Tests probing multiple abilities via series of tasks are suggested for evaluating cognitive architectures and general-purpose AI systems. Some examples include, “Cognitive Decathlon” (Mueller and Minnery 2008) and I-Athlon (Adams et al. 2016), both inspired by the Turing test, as well as Catell-Horn-Carroll model examining factors of intelligence (Ichise 2016) or a battery of tests for assessing different cognitive dimensions proposed by Samsonovich et al. (Samsonovich et al. 2006).
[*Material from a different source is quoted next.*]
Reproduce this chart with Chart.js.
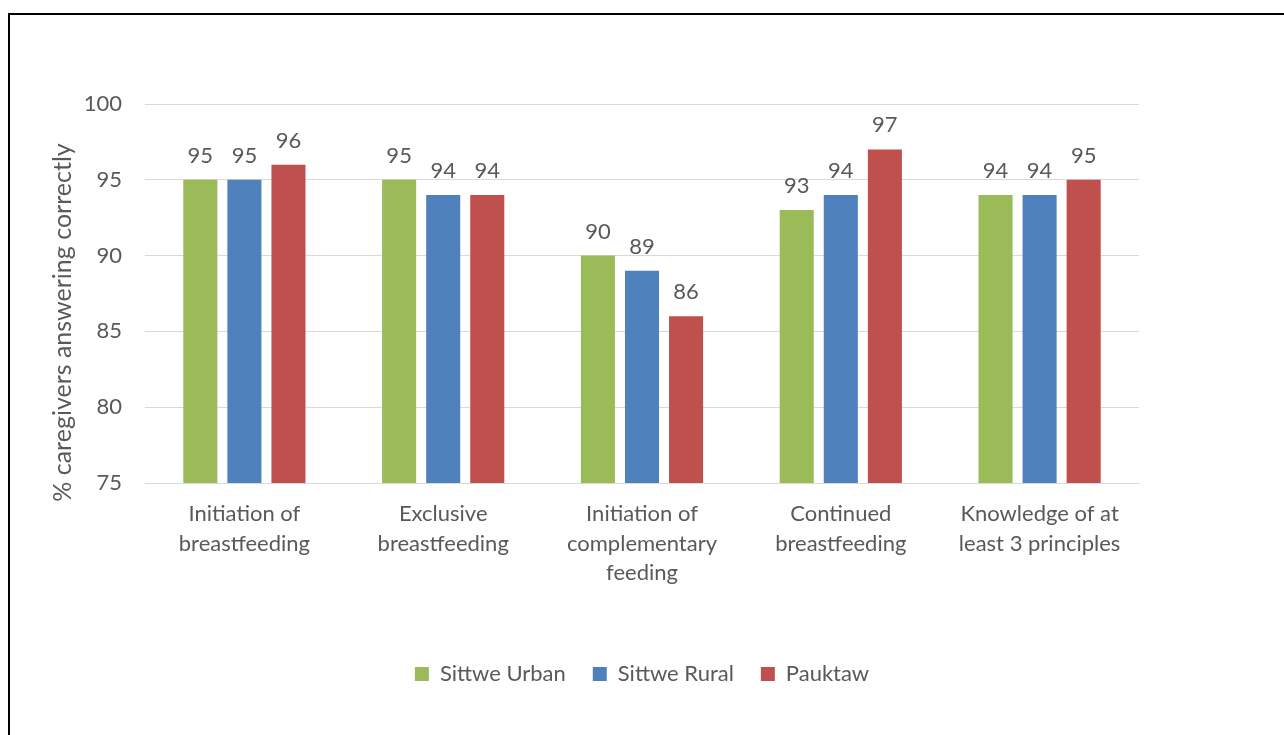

However, most of the work in this area remains theoretical and has not resulted in solid proposals ready to be implemented or complete frameworks.

For further discussion of ample literature concerning evaluation of AI and cognitive architectures we refer the readers to a very recent and comprehensive review of these methods in Hernandez-Orallo (2017).

Reproducibility of the results Literature on cognitive architectures gives far more importance to the cognitive, psychological or philosophical aspects of modeling human cognition, while technical implementation details are often incomplete or missing. For example, in Sect. 5 on visual processing we list architectures that only briefly mention some perceptual capabilities but are not specific enough for analysis. Likewise, justifications of using particular algorithms/representations along with their advantages and limitations are not always disclosed. Such lack of full technical detail compromises reproducibility of the research.

In part, this issue can be alleviated by providing access to the software/source code, but only one-third of the architectures do so. To a lesser extent this applies to architectures such as BBD, SASE, Kismet, Ymir, Subsumption and a few others that are physically embodied and depend on a particular robotic platform. However, the majority of architectures we reviewed have a substantial software component, releasing which could be of benefit to the community and the researchers themselves. For instance, cognitive architectures such as ART, ACT-R, Soar, HTM and Pogamut, are used by many researchers outside the main developing group.

In conclusion, our hope is that this work will serve as an overview and a guide to the vast field of cognitive architecture research as we strived to objectively and quantitatively assess the state-of-the-art in modeling human cognition.